En segundo lugar, el nuevo marco de la UME debiera constituirse en referente de rigor para nuestra política interna. La gestión de la economía está muy necesitada de un debate público sistemático desde todos sus ángulos –política del gobierno, crítica parlamentaria, seguimiento en los medios– que tenga presente la responsabilidad de España como miembro importante de una unión monetaria y los peligros –para nosotros y para la UME– de seguir políticas divergentes. Si la entrada en la UME fue un momento en el tiempo, nuestra permanencia exige una continuada coherencia de políticas, día tras día, con su marco normativo. Nada de esto debe confundirse con la sumisión a otros países, ni con absurdas nociones de unos “deberes” aprobados por Berlín o por Bruselas: el fundamento de la voluntad política de continuar utilizando como propia una de las divisas más fuertes del mundo no es dar satisfacción a nadie, sino el propio interés nacional.

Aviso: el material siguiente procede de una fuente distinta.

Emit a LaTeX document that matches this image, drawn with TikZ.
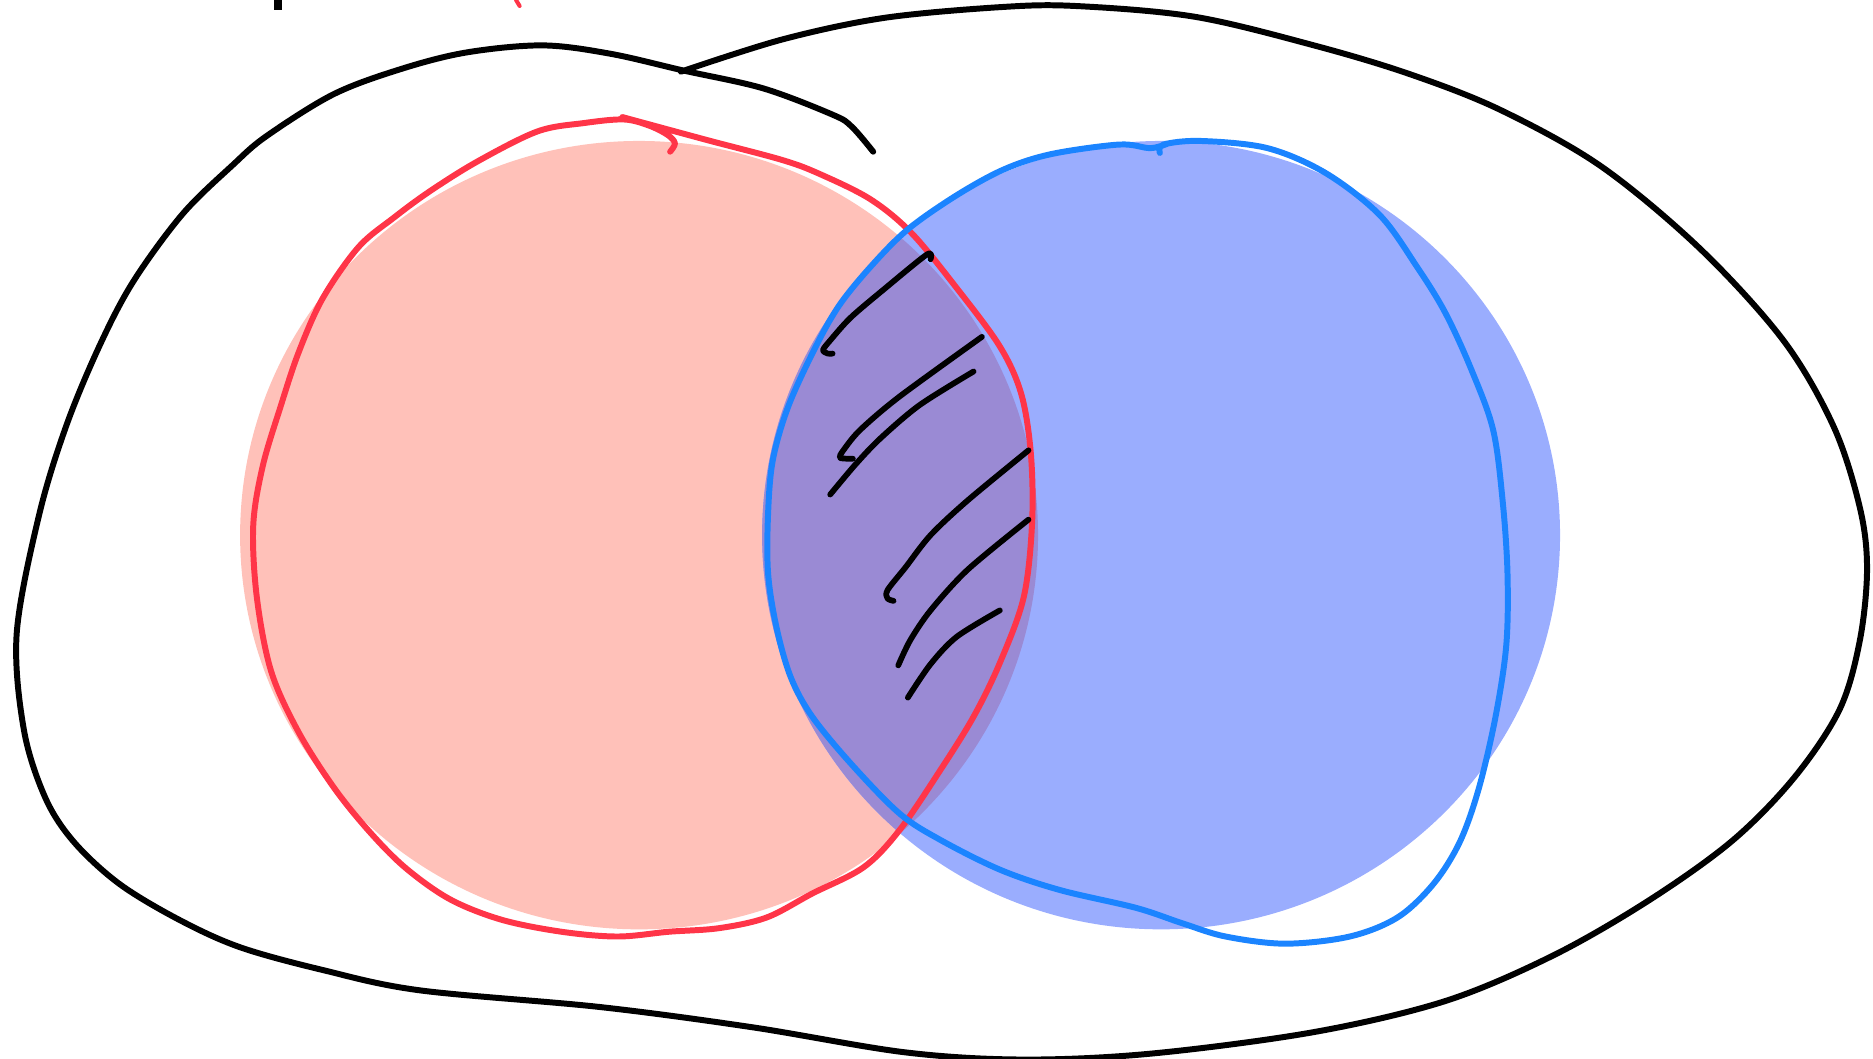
\documentclass[tikz,border=0pt]{standalone}
\definecolor{pinkfill}{HTML}{FFC1B9}
\definecolor{bluefill}{HTML}{9AADFE}
\definecolor{purplefill}{HTML}{9A8AD4}
\definecolor{redline}{HTML}{FF3548}
\definecolor{blueline}{HTML}{1B84FF}
\tikzset{
  penline/.style={line width=5pt, line cap=round, line join=round},
  blackpen/.style={penline, black},
  redpen/.style={penline, redline},
  bluepen/.style={penline, blueline},
  hatchpen/.style={penline, black, line width=4.8pt}
}
\begin{document}
\begin{tikzpicture}[x=1pt,y=-1pt]
\useasboundingbox (0,0) rectangle (1568,886);
\clip (0,0) rectangle (1568,886);
% filled sets
\fill[pinkfill] (535,448) ellipse [x radius=334, y radius=330];
\fill[bluefill] (972,448) ellipse [x radius=334, y radius=330];
\begin{scope}
  \clip (535,448) ellipse [x radius=334, y radius=330];
  \fill[purplefill] (972,448) ellipse [x radius=334, y radius=330];
\end{scope}
% top-left marks
\fill[black] (229,0) rectangle (236,8);
\draw[redpen, line width=3.4pt] (432,0) -- (435,5);
% outer black outline
\draw[blackpen] plot[smooth, tension=0.55] coordinates {
(570,60) (655,33) (740,15) (837,6) (900,5) (1000,14) (1100,38) (1180,62)
(1256,92) (1340,139) (1423,208) (1493,285) (1535,357) (1557,425) (1563,476)
(1557,536) (1540,594) (1502,651) (1450,704) (1380,754) (1300,800) (1210,838)
(1100,864) (964,882) (857,887) (758,881) (630,860) (502,843) (351,829) (270,812)
(201,793) (150,770) (100,740) (62,705) (38,668) (20,611) (14,530) (33,430)
(56,355) (84,288) (112,235) (153,179) (195,138) (223,114) (279,79) (335,58)
(390,44) (454,38) (511,45) (572,59) (639,74) (697,96) (713,106) (731,127)};
% red outline
\draw[redpen] plot[smooth, tension=0.55] coordinates {
(521,98) (591,117) (655,134) (687,146) (729,167) (763,195) (800,240) (837,290)
(855,330) (863,380) (864,438) (857,500) (837,555) (815,600) (787,645) (753,695)
(723,726) (680,748) (642,768) (602,777) (560,780) (517,784) (470,780) (420,770)
(377,753) (340,727) (310,697) (280,660) (250,613) (227,562) (215,500) (212,440)
(220,390) (235,340) (250,295) (270,250) (300,207) (330,182)
(360,160) (400,135) (450,110) (489,103) (522,100) (543,105) (559,113) (565,120)
(561,127)};
% blue outline
\draw[bluepen] plot[smooth, tension=0.55] coordinates {
(971,128) (974,121) (1005,118) (1061,124) (1110,145) (1155,180) (1186,223)
(1210,262) (1232,310) (1250,360) (1258,420) (1262,480) (1261,540) (1252,600)
(1238,660) (1222,705) (1200,740) (1170,768) (1130,784) (1076,790) (1026,784)
(990,773) (951,760) (887,745) (837,728) (787,703) (753,681) (713,640) (680,600)
(662,567) (650,525) (643,480) (643,430) (647,385) (660,340) (683,290) (703,255)
(730,222) (760,192) (800,164) (840,142) (880,129) (937,121) (963,124) (978,120)};
% hatch strokes
\draw[hatchpen] plot[smooth, tension=0.5] coordinates {
(779,217) (776,213) (739,243) (712,266) (695,285) (689,293) (693,296) (697,296)};
\draw[hatchpen] plot[smooth, tension=0.5] coordinates {
(822,282) (753,332) (720,360) (706,377) (703,383) (709,384) (714,384)};
\draw[hatchpen] plot[smooth, tension=0.5] coordinates {
(815,311) (770,339) (737,367) (716,389) (695,414)};
\draw[hatchpen] plot[smooth, tension=0.5] coordinates {
(861,377) (810,419) (779,448) (758,475) (743,494) (743,501) (748,503)};
\draw[hatchpen] plot[smooth, tension=0.5] coordinates {
(861,435) (810,477) (779,511) (762,536) (752,557)};
\draw[hatchpen] plot[smooth, tension=0.5] coordinates {
(837,511) (801,533) (779,556) (760,584)};
\end{tikzpicture}
\end{document}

Y finalmente, el problema de futuro es el mismo problema de origen: la falta de convergencia real con los países más avanzados. Es trivial recordar que, para colmar la brecha, España debe crecer regularmente a tasas superiores al promedio de la UME, pero que tiene que lograrlo con estabilidad, bajo las limitaciones de política fiscal y monetaria propias de la Unión y sin perder competitividad-precio. En estos momentos, existe una coincidencia suficiente de elementos positivos para proyectar un modelo de crecimiento a medio plazo sobre la base de políticas rigurosas (en las que no caben vacilaciones ni marcha atrás): un duro programa de austeridad, importantes reformas estructurales y saneamiento del sistema de cajas. A la iniciativa privada y, en particular, al sector exportador más dinámico debe reservarse el papel clave en la dinámica del crecimiento. Es esencial no equivocarse de nuevo e identificar esta vez un modelo sostenible, incompatible con los espejismos de prosperidad que irradian los procesos de inversión especulativa. El debate sobre crecimiento en España no admite demora –ni siquiera en un año pre-electoral–.

Por Luis Martí, vice-presidente del Banco Europeo de Inversiones (EIB), 1994-2000.